--- start Extracted records ---

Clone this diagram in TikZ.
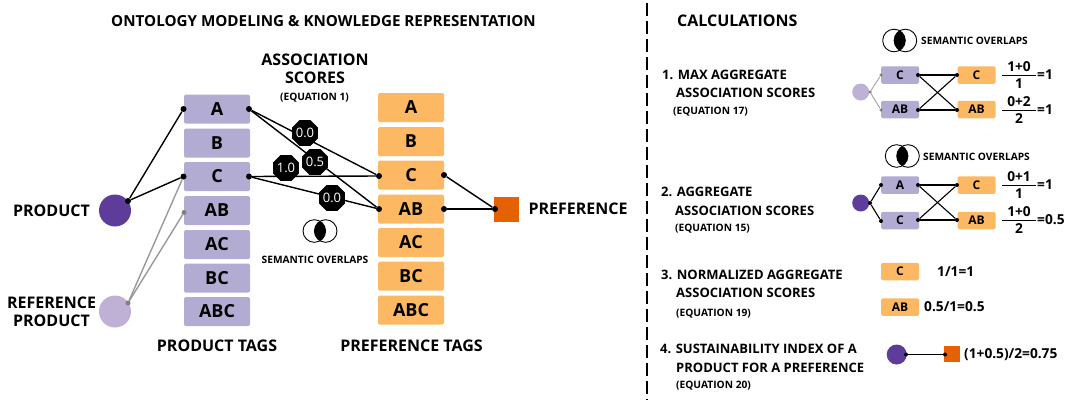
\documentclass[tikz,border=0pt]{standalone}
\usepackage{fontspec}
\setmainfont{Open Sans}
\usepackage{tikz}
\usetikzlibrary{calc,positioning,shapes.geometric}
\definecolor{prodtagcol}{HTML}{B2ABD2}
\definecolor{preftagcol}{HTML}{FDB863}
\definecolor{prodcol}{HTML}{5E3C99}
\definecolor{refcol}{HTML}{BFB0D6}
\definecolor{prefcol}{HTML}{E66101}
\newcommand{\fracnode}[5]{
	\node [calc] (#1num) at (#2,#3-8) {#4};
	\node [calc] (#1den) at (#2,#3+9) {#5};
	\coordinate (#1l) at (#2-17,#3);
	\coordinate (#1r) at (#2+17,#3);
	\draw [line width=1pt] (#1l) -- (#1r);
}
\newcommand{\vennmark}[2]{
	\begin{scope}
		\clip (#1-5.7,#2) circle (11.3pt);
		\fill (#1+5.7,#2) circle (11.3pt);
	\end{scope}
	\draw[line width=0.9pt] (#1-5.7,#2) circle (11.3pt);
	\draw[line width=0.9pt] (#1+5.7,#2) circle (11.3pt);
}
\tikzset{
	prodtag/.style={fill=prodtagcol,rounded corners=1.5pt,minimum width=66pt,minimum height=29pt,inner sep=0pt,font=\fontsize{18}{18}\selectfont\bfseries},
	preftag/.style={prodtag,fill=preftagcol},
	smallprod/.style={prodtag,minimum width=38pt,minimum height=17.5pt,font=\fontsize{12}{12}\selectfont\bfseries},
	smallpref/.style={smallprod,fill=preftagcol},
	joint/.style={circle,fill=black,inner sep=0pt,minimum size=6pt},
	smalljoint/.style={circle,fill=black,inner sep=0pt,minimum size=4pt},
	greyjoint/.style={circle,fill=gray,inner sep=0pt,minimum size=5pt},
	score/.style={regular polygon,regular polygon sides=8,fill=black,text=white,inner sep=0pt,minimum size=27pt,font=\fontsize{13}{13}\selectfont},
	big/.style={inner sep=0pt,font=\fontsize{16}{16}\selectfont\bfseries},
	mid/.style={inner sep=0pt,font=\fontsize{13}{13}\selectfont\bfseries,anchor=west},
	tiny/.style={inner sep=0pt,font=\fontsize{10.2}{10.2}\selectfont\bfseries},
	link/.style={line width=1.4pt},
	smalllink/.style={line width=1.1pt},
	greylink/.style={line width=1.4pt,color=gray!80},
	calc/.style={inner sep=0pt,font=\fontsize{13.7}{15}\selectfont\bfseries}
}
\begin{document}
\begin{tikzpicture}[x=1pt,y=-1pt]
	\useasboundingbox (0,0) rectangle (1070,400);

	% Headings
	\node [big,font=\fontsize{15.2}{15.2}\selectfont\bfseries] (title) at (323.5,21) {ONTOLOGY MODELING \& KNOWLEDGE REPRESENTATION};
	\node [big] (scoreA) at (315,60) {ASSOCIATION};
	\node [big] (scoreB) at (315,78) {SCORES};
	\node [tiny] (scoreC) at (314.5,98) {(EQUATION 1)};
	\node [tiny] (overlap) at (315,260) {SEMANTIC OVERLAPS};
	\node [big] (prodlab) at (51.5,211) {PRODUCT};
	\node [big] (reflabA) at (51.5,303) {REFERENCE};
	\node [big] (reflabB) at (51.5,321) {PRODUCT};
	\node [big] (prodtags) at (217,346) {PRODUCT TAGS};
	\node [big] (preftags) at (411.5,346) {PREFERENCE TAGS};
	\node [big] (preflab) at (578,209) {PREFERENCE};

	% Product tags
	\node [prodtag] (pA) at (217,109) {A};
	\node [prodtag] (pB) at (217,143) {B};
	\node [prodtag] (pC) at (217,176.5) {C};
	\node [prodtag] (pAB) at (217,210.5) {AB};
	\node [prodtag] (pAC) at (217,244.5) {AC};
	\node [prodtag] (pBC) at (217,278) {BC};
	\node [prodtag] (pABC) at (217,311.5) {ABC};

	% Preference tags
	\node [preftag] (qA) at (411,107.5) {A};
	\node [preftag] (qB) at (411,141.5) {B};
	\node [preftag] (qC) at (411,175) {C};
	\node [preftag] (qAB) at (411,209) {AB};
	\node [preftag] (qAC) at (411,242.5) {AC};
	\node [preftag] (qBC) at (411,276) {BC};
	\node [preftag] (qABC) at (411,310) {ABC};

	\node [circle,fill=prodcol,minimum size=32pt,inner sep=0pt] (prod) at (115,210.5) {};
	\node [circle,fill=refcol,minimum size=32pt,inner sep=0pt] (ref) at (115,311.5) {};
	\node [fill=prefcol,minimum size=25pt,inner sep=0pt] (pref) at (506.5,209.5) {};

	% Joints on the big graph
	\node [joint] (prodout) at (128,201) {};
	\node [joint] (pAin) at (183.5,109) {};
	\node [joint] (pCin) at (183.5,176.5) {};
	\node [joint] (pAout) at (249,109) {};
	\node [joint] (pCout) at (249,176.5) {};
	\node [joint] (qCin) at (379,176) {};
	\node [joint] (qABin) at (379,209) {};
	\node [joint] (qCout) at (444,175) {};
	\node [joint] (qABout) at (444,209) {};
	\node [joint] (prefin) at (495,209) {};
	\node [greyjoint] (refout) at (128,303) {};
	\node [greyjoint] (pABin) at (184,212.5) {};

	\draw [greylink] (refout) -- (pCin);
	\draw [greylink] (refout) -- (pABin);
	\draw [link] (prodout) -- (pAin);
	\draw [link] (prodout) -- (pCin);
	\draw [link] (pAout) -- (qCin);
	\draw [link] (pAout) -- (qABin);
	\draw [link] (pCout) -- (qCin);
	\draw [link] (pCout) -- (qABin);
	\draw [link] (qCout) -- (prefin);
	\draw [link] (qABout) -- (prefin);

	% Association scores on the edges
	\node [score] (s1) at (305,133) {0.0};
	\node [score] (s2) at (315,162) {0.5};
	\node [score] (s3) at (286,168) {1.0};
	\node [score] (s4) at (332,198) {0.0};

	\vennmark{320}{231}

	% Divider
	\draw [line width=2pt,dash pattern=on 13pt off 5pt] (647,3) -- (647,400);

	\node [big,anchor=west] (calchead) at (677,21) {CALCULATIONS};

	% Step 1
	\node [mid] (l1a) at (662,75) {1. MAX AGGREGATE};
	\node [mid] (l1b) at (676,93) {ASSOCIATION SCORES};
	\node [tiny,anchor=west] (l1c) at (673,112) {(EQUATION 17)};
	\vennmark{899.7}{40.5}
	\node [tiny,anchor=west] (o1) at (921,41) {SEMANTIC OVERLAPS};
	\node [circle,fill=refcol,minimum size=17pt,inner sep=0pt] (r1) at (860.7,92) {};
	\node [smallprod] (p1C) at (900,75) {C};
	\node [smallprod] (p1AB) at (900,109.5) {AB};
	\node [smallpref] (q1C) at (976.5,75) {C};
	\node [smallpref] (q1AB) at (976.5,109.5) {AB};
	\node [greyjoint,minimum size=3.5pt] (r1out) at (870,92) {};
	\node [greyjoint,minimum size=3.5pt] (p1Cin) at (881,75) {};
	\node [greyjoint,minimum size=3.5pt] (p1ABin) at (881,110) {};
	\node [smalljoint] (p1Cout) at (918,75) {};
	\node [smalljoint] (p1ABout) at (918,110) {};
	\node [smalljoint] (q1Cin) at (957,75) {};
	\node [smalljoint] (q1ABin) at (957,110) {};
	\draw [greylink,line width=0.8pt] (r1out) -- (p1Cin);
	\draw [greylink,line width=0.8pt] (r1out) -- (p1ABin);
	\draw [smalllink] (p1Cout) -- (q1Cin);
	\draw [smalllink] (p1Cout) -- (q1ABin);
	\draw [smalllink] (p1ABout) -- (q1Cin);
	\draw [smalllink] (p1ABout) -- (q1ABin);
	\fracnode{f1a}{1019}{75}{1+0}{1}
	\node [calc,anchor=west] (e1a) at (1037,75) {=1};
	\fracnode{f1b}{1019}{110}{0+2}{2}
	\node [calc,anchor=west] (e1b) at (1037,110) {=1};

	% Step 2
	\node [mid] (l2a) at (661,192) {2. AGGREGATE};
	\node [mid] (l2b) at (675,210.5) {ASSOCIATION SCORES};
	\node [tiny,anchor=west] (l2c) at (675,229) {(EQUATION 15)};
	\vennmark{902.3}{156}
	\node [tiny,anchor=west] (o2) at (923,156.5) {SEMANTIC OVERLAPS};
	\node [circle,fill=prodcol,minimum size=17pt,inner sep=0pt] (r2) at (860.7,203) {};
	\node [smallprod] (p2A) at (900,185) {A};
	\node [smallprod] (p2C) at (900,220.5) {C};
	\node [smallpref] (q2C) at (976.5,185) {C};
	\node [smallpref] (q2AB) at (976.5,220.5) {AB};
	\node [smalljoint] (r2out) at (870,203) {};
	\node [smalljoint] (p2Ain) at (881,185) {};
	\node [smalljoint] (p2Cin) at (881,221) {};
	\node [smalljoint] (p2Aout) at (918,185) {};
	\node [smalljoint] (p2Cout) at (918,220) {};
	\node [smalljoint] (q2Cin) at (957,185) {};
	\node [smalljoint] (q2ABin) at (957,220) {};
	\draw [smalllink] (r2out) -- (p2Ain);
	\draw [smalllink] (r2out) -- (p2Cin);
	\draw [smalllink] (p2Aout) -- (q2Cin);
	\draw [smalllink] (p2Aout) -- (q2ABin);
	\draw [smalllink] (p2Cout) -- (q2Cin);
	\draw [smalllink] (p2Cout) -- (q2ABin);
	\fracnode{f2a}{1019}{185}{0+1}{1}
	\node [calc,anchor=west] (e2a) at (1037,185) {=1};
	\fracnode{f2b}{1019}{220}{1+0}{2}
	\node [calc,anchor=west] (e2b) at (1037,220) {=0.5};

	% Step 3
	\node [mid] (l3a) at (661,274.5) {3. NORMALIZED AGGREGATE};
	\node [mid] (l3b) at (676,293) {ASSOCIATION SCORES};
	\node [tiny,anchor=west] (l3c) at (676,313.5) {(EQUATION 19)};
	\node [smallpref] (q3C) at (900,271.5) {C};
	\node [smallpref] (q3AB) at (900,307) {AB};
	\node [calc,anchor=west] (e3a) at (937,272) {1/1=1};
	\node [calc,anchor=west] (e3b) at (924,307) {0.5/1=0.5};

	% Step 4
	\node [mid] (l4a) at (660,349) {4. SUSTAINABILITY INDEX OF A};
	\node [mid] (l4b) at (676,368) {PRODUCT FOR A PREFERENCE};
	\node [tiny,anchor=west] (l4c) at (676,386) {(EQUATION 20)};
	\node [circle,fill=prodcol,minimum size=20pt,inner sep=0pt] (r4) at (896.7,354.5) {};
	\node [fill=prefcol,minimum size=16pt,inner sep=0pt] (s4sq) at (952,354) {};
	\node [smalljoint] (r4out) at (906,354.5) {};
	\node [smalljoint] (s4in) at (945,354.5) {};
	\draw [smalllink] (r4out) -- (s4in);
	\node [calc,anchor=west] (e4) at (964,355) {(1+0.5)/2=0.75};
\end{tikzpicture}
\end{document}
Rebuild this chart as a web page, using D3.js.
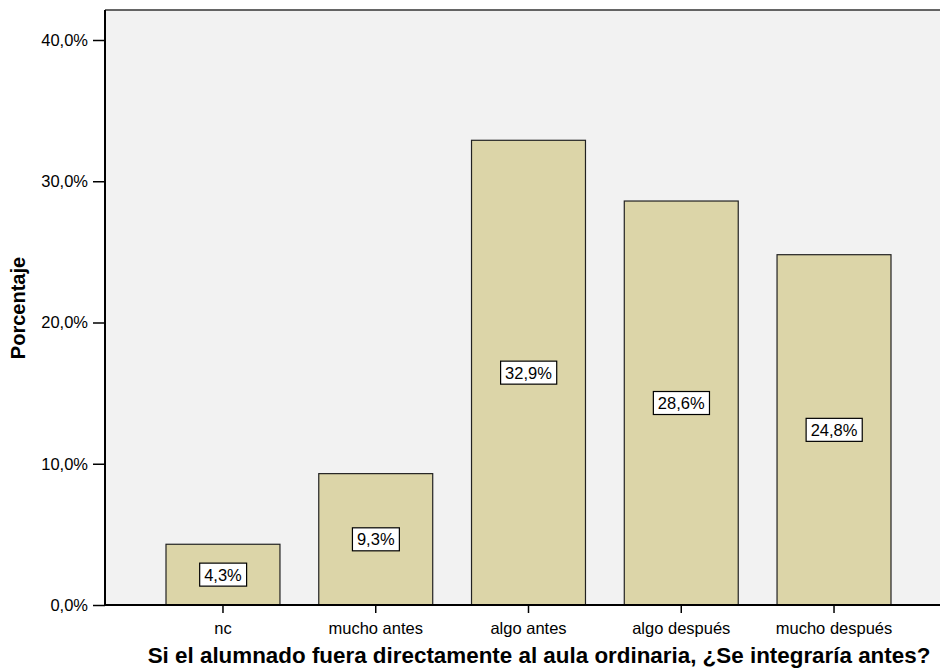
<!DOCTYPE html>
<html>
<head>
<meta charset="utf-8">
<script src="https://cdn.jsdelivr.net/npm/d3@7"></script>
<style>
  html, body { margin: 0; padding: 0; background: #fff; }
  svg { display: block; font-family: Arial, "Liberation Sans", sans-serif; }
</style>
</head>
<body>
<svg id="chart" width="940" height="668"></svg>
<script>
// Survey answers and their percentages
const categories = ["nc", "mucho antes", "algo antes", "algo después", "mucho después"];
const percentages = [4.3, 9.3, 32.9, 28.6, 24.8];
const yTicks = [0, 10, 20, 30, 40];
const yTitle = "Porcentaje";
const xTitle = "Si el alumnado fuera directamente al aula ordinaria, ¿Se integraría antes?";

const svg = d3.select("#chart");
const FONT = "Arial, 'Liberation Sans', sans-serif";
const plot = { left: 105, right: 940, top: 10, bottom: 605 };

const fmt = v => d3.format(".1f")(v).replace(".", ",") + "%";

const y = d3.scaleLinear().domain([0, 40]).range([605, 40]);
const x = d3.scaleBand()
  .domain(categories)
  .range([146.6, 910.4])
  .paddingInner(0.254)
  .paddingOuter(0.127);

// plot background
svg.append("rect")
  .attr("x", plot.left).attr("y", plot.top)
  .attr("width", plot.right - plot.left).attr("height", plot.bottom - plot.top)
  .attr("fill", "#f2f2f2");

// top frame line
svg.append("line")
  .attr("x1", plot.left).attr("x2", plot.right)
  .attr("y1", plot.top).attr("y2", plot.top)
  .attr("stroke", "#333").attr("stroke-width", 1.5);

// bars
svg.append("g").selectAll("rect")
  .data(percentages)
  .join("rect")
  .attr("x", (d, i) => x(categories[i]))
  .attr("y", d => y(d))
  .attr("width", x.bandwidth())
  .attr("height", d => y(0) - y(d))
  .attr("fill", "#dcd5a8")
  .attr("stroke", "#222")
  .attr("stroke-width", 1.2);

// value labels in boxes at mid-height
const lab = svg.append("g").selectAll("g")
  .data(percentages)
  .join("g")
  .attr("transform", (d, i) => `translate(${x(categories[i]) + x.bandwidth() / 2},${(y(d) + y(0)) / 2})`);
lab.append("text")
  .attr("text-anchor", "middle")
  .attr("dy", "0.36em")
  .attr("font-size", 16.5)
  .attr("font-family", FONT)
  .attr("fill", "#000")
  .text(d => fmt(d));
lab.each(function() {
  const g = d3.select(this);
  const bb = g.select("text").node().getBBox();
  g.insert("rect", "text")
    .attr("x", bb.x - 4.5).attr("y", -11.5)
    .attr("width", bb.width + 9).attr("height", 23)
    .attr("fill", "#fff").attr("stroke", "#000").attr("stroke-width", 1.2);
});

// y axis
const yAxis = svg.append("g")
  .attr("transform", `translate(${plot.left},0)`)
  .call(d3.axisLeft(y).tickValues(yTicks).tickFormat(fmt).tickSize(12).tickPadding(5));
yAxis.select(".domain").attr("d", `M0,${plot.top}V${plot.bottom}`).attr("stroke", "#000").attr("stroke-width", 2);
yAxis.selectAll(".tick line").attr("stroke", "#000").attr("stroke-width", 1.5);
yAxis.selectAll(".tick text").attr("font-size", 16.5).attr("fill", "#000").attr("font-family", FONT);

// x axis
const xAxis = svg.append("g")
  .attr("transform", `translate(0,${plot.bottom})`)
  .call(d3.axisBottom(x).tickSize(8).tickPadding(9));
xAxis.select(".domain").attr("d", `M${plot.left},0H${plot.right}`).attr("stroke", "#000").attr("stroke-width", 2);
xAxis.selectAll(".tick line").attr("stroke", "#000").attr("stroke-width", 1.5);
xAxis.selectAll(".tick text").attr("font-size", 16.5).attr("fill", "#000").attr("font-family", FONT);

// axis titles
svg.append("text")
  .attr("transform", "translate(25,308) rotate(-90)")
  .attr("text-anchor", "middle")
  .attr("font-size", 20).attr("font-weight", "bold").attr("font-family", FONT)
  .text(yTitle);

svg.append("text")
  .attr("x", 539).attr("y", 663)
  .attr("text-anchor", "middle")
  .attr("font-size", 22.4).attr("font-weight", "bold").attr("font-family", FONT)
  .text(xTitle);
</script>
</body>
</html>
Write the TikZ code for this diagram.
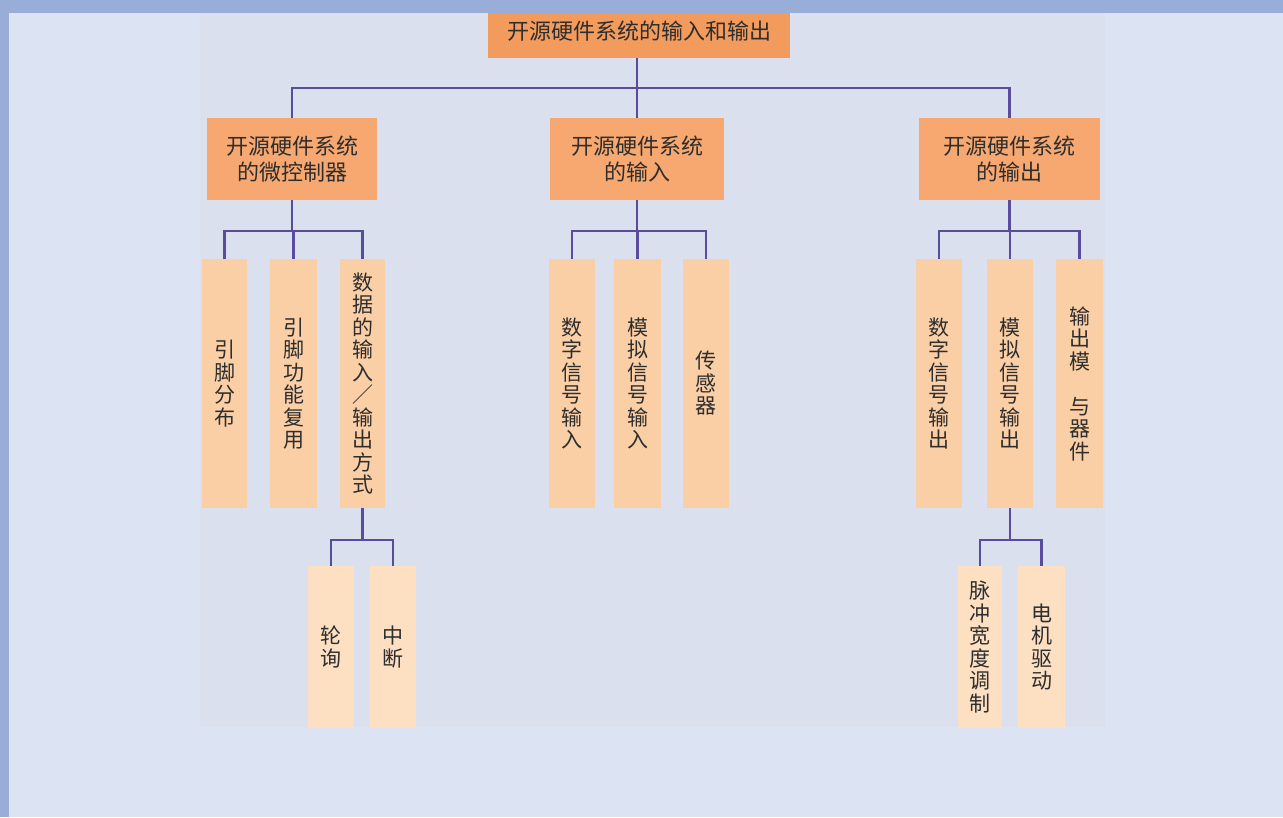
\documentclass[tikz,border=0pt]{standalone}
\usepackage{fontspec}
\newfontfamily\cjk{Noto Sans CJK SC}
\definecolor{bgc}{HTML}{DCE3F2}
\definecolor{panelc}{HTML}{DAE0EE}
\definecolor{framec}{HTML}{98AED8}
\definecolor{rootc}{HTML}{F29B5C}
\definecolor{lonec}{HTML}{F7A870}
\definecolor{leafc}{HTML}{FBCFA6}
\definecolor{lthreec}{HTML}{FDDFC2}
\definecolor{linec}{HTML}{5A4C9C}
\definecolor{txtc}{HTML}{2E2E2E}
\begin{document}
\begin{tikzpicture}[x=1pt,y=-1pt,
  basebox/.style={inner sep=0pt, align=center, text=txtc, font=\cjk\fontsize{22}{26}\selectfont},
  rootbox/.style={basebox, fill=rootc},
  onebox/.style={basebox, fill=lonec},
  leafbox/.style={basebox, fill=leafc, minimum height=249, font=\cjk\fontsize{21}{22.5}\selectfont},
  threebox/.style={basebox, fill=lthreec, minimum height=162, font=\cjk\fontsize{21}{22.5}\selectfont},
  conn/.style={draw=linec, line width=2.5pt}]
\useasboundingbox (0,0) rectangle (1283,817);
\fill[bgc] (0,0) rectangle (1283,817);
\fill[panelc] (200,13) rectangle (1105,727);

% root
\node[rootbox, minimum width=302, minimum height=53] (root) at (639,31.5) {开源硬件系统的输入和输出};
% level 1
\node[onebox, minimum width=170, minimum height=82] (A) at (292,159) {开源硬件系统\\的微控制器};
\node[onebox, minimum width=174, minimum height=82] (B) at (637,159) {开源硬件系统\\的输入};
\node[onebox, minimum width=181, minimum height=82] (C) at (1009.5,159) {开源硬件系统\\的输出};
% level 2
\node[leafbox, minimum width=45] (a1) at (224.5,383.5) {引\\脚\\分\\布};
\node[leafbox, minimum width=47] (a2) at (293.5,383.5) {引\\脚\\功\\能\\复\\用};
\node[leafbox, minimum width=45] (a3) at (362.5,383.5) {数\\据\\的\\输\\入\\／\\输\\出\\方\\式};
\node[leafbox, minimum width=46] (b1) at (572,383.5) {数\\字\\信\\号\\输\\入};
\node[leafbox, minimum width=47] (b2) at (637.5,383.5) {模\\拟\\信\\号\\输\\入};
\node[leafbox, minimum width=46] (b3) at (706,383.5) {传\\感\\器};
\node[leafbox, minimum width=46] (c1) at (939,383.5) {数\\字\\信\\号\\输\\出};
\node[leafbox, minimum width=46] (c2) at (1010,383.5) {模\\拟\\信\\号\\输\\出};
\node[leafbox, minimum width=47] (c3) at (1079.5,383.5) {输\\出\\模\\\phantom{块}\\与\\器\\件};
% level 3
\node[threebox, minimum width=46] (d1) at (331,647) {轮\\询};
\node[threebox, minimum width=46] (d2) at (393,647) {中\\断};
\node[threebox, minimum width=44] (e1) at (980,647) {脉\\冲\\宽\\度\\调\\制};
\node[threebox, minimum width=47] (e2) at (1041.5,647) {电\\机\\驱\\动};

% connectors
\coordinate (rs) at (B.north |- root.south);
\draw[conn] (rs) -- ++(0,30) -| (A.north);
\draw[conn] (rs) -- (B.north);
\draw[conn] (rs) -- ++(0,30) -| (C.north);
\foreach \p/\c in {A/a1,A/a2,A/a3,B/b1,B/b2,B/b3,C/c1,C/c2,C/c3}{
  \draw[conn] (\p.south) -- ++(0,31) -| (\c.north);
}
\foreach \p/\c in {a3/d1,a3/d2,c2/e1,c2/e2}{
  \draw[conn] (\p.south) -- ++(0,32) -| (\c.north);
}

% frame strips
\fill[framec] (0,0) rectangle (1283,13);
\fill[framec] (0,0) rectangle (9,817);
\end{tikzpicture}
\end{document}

--- end Extracted records ---

Written problem: Gather up the lines containing the word "this" from these records and copy them.

Full response:
Clone this diagram in TikZ.
Rebuild this chart as a web page, using D3.js.
  const g = d3.select(this);
Write the TikZ code for this diagram.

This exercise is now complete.